Demanda de profissionais da terceira idade
Considerando idosos com 80 anos ou mais, o aumento médio foi de 3,9% ao ano de 2013 a 2023, quando mais de 4,3 milhões de pessoas estavam nessa faixa de idade. O dado é do Instituto de Pesquisa Econômica Aplicada (Ipea), com base nos microdados da Pesquisa Nacional por Amostra de Domicílios Contínua (Pnad).
– Esse estudo, que deve sair em breve, descobriu que o crescimento anual de aposentados que têm a partir de 80 é cerca de duas vezes maior do que o de beneficiários de todas as idades, que cresceu 2,2% por ano – afirma pesquisador Rogério Nagamine Costanzi
Com 96 anos, Ruth Macedo, recebe aposentadoria há mais de três décadas.
– Eu me aposentei com 60 anos. Alguns anos depois, em 1993, eu comecei a receber pensão pela morte do meu marido – afirma.
De acordo com Paulo Tafner, diretor e fundador do Instituto Mobilidade e Desenvolvimento Social (IMDS), a ampliação do tempo de vida na terceira idade vai aumentar a demanda por profissionais de diferentes áreas voltados para os idosos:
– Com o aumento dos ‘superidosos’, o país vai demandar mais cuidadores, médicos especializados na terceira idade e investimentos públicos para acomodar os idosos na rua.
Aposentados ‘superidosos’
Juraci de Santana Lima, aposentada, de 95 anos:
– A aposentadoria poderia ser como antes, pois atualmente demora muito para um trabalhador ter direito ao benefício. Eu me aposentei com 54 anos em Cotia, no Estado de São Paulo. Uma idade que considero justa para se aposentar. Durante a minha vida, trabalhei como cozinheira. Apesar das dificuldades, continuo gostando de me divertir, mas não é como antes. As minhas maiores dificuldades atuais são com problemas de saúde e limitações, como as dificuldades com a minha visão. Acho que poderia haver um aumento no valor pago de aposentadoria.
- José Henrique Truffi, aposentado, de 90 anos:
– Eu atuava com vendas e consertos de rádios de carros. Comecei a trabalhar com apenas 14 anos. Por isso, consegui me aposentar com 51, em 1985. Mesmo com a minha idade, tenho uma vida ativa, dirijo, vou ao médico e pego transporte público. A minha maior dificuldade é com a tecnologia, especialmente na hora de pagar contas. Apesar de receber bastante ligações de bancos, eu nunca peguei empréstimo consignado.

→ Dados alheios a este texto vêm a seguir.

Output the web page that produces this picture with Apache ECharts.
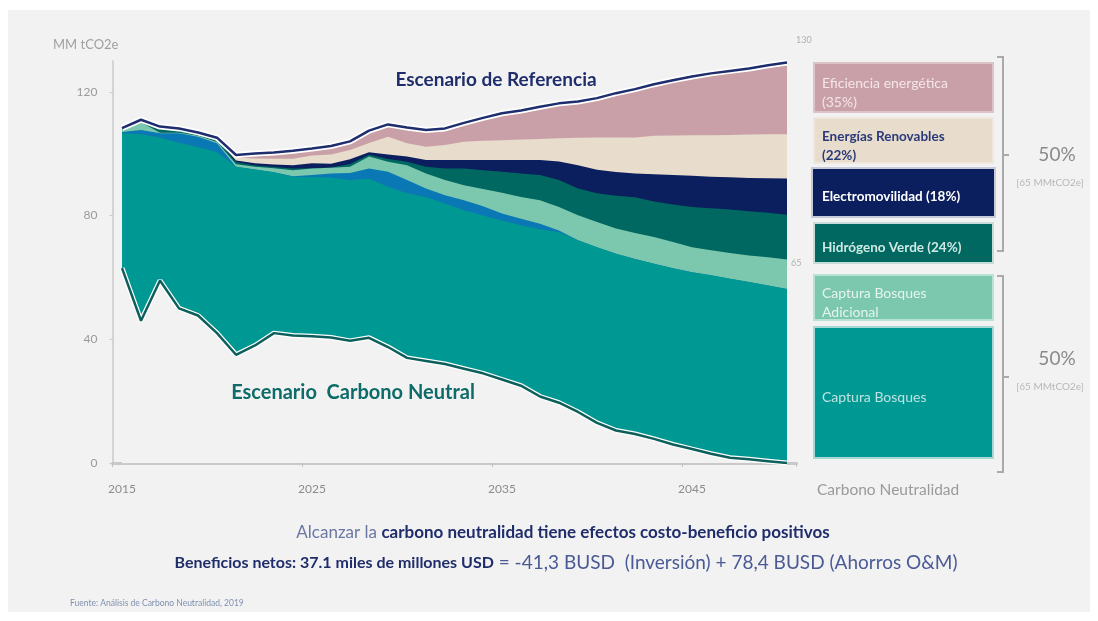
<!DOCTYPE html>
<html><head><meta charset="utf-8">
<script src="https://cdn.jsdelivr.net/npm/echarts@6/dist/echarts.min.js"></script>
<style>html,body{margin:0;padding:0;background:#fff}#c{width:1098px;height:621px}</style>
</head><body><div id="c"></div><script>
// ---- data (MM tCO2e), boundaries of each stacked band ----
const years = ['2015','2016','2017','2018','2019','2020','2021','2022','2023','2024','2025','2026','2027','2028','2029','2030','2031','2032','2033','2034','2035','2036','2037','2038','2039','2040','2041','2042','2043','2044','2045','2046','2047','2048','2049','2050'];
// Escenario de Referencia (top of "Eficiencia energética")
const referencia = [108.3,111.0,108.8,108.2,106.9,105.2,99.6,100.1,100.4,101.0,101.7,102.5,104.0,107.5,109.5,108.5,107.7,108.2,110.0,111.6,113.1,114.0,115.2,116.3,116.9,118.0,119.6,120.9,122.5,123.8,125.0,126.0,126.8,127.6,128.6,129.5];
// top of "Energías Renovables"
const renovables = [108.2,110.9,108.6,108.1,106.8,105.0,98.8,98.5,98.4,98.4,99.4,99.8,101.2,103.5,105.5,103.4,102.3,102.8,103.9,104.2,104.4,104.6,104.8,105.0,105.2,105.3,105.3,105.3,105.8,105.9,106.0,106.0,106.1,106.2,106.3,106.3];
// top of "Electromovilidad"
const electromovilidad = [108.2,110.9,108.5,108.0,106.7,104.9,97.8,96.9,96.5,96.3,96.9,96.8,98.2,100.5,99.8,99.1,98.0,98.0,98.0,98.0,98.0,98.0,98.0,97.5,96.3,94.8,94.1,93.6,93.4,93.1,92.9,92.6,92.4,92.2,92.1,92.0];
// top of "Hidrógeno Verde"
const hidrogeno = [108.0,110.6,108.2,107.8,106.5,104.6,97.3,96.2,95.7,95.2,95.3,95.6,96.7,99.7,98.3,97.4,95.8,95.2,95.2,94.7,94.2,93.6,93.1,91.5,88.8,87.2,86.4,85.9,84.6,83.6,82.8,82.4,82.0,81.4,80.9,80.3];
// top of "Captura Bosques Adicional"
const adicional = [107.8,110.2,106.8,106.8,105.8,103.8,96.6,95.8,95.3,94.7,95.2,95.5,95.8,99.1,97.4,96.3,93.6,91.5,89.8,88.6,87.4,86.0,85.0,82.8,80.1,77.9,75.8,74.4,73.1,71.5,69.8,68.8,67.9,67.1,66.5,65.8];
// top of the thin blue band
const otros = [107.0,107.7,106.6,106.6,105.5,103.4,95.8,94.9,94.0,92.7,93.1,93.6,93.8,95.2,94.2,91.5,88.8,86.6,85.0,83.0,80.7,79.0,77.4,75.2,72.0,69.8,67.7,66.0,64.4,63.0,61.7,60.7,59.6,58.5,57.4,56.3];
// top of "Captura Bosques"
const bosques = [106.6,106.3,105.3,103.6,102.2,100.6,95.8,94.9,94.0,92.6,92.5,92.3,91.5,92.0,89.3,87.2,86.0,83.9,81.7,80.0,78.4,76.9,75.6,74.6,72.0,69.8,67.7,66.0,64.4,63.0,61.7,60.7,59.6,58.5,57.4,56.3];
// Escenario Carbono Neutral (net emissions)
const neutral = [63,46,59,50,47.7,42,35,38,42,41.2,41,40.6,39.5,40.5,37.5,34,33,32,30.5,29,27,25,21.5,19.5,16.5,13,10.5,9.4,7.8,6,4.5,3,1.7,1.2,0.6,0];
const yTicks = [0,40,80,120];

const BG = '#f2f2f2';
function area(name, data, color) {
  return {name, type:'line', data, symbol:'none', silent:true,
    lineStyle:{width:0}, areaStyle:{color, opacity:1}, itemStyle:{color}};
}
function line(name, data, color, width) {
  return {name, type:'line', data, symbol:'none', silent:true,
    lineStyle:{color, width}, itemStyle:{color}};
}
const chart = echarts.init(document.getElementById('c'), null, {renderer:'canvas'});
const F = 'Lato, "Noto Sans", sans-serif';
function txt(x,y,text,size,color,opts){
  return {type:'text', x, y, z:100, style:Object.assign({text, fontSize:size, fill:color, fontFamily:F, textVerticalAlign:'middle', verticalAlign:'middle'}, opts||{})};
}
function box(x,y,w,h,fill,stroke){
  return {type:'rect', z:90, shape:{x,y,width:w,height:h}, style:{fill, stroke, lineWidth:2}};
}
function poly(points){
  return {type:'polyline', z:90, shape:{points}, style:{stroke:'#aaaaaa', lineWidth:2, fill:null}};
}
const C = {textAlign:'center', align:'center'};
chart.setOption({
  animation:false,
  backgroundColor: BG,
  grid:{left:112.5, right:301.5, top:61, bottom:158},
  xAxis:{type:'category', data:years, boundaryGap:true,
    axisLine:{lineStyle:{color:'#c9c9c9', width:3}},
    axisTick:{show:true, interval:9, length:4, lineStyle:{color:'#c0c0c0'}},
    axisLabel:{interval:9, color:'#8c8c8c', fontSize:12, margin:20, fontFamily:F},
    splitLine:{show:false}},
  yAxis:{type:'value', min:0, max:130, interval:40,
    axisLine:{show:true, lineStyle:{color:'#d4d4d4', width:2}},
    axisTick:{show:true, length:3, lineStyle:{color:'#c8c8c8'}},
    axisLabel:{color:'#9a9a9a', fontSize:12, margin:15, fontFamily:F, showMaxLabel:false,
      formatter: v => yTicks.includes(v) ? String(v) : ''},
    splitLine:{show:false}},
  series:[
    area('Eficiencia energética', referencia, '#c9a0a8'),
    area('Energías Renovables', renovables, '#e8dccc'),
    area('Electromovilidad', electromovilidad, '#0b1f5e'),
    area('Hidrógeno Verde', hidrogeno, '#006860'),
    area('Captura Bosques Adicional', adicional, '#7cc8ae'),
    area('Otros', otros, '#0a78b4'),
    area('Captura Bosques', bosques, '#009893'),
    area('Neto', neutral, BG),
    line('refHalo', referencia, '#ffffff', 6),
    line('Escenario de Referencia', referencia, '#1e2d6e', 2.5),
    line('netHalo', neutral, '#ffffff', 5),
    line('Escenario Carbono Neutral', neutral, '#0c5f5b', 2.5)
  ],
  graphic:[
    {type:'rect', z:200, shape:{x:0,y:0,width:1098,height:10}, style:{fill:'#fff'}},
    {type:'rect', z:200, shape:{x:0,y:612,width:1098,height:9}, style:{fill:'#fff'}},
    {type:'rect', z:200, shape:{x:0,y:0,width:8,height:621}, style:{fill:'#fff'}},
    {type:'rect', z:200, shape:{x:1090,y:0,width:8,height:621}, style:{fill:'#fff'}},
    txt(53,45,'MM tCO2e',13,'#a0a0a0'),
    txt(496,80,'Escenario de Referencia',19,'#1f2d6b',Object.assign({fontWeight:'bold'},C)),
    txt(353,393,'Escenario  Carbono Neutral',20,'#0d6b69',Object.assign({fontWeight:'bold'},C)),
    txt(796,40,'130',9,'#b0b0b0'),
    txt(791,263,'65',9,'#b0b0b0'),
    box(814,63,179,49,'#c9a0a8','#dcc3c7'),
    box(814,118,179,45,'#e8dccc','#f0e8de'),
    box(812,168,183,49,'#0b1f5e','#c5c9d8'),
    box(814,223,179,40,'#006860','#c5dcd8'),
    box(814,275,179,45,'#7cc8ae','#b8e2d4'),
    box(814,327,179,131,'#009893','#a8d8d5'),
    txt(822,83,'Eficiencia energética',14,'#f3e6e8'),
    txt(822,102,'(35%)',14,'#f3e6e8'),
    txt(822,137,'Energías Renovables',13.5,'#2a3a7a',{fontWeight:'bold'}),
    txt(822,156,'(22%)',13.5,'#2a3a7a',{fontWeight:'bold'}),
    txt(822,197,'Electromovilidad (18%)',13.5,'#ffffff',{fontWeight:'bold'}),
    txt(822,248,'Hidrógeno Verde (24%)',13.5,'#cfe9e4',{fontWeight:'bold'}),
    txt(822,293,'Captura Bosques',14,'#e6f4ef'),
    txt(822,312,'Adicional',14,'#e6f4ef'),
    txt(822,397,'Captura Bosques',14,'#bfe3e0'),
    poly([[997,57],[1003,57],[1003,251],[997,251]]),
    poly([[1003,155],[1009,155]]),
    poly([[997,276],[1003,276],[1003,472],[997,472]]),
    poly([[1003,377],[1009,377]]),
    txt(1057,155,'50%',19,'#8a8a8a',C),
    txt(1050,183,'[65 MMtCO2e]',10,'#b8b8b8',C),
    txt(1057,359,'50%',19,'#8a8a8a',C),
    txt(1050,387,'[65 MMtCO2e]',10,'#b8b8b8',C),
    txt(817,490,'Carbono Neutralidad',15.5,'#9a9a9a'),
    {type:'text', z:100, x:563, y:533, style:{
      text:'{a|Alcanzar la }{b|carbono neutralidad tiene efectos costo-beneficio positivos}',
      textAlign:'center', align:'center', textVerticalAlign:'middle', verticalAlign:'middle',
      rich:{a:{fontSize:17, fontFamily:F, fill:'#6b78a3', color:'#6b78a3'},
            b:{fontSize:17, fontFamily:F, fontWeight:'bold', fill:'#1f2d6b', color:'#1f2d6b'}}}},
    {type:'text', z:100, x:566, y:563, style:{
      text:'{a|Beneficios netos: 37.1 miles de millones USD}{b| = -41,3 BUSD  (Inversión) + 78,4 BUSD (Ahorros O&M)}',
      textAlign:'center', align:'center', textVerticalAlign:'middle', verticalAlign:'middle',
      rich:{a:{fontSize:16, fontFamily:F, fontWeight:'bold', fill:'#1f2d6b', color:'#1f2d6b'},
            b:{fontSize:19, fontFamily:F, fill:'#4a5a95', color:'#4a5a95'}}}},
    txt(70,603,'Fuente: Análisis de Carbono Neutralidad, 2019',8.5,'#8090b0')
  ]
});
</script></body></html>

Na minha casa, em Cotia, no Estado de São Paulo, as despesas são pagas por eu e minha esposa. Além da aposentadoria, eu tenho uma renda extra com o aluguel de um apartamento.
- Nancy Lomes, aposentada e pensionista, de 90 anos:
– Comecei a trabalhar como babá com 15 anos. Eu também trabalhei em lavoura, fazendo plantações e capinando para ajudar meu pai. Após me casar, além de cuidar dos filhos, fiz alguns bicos lavando e passando roupas. Se tivesse contribuído por todo esse tempo, eu teria me aposentado muito mais cedo, mas precisei trabalhar até a casa dos 60 anos para poder me aposentar. Hoje, ganho um pouco mais com a pensão do meu marido. As vezes, recebo telefonemas de golpistas dizendo que meu marido, falecido há nove anos, teria me deixado dinheiro. Eu agradeço e peço para ligarem para outra pessoa.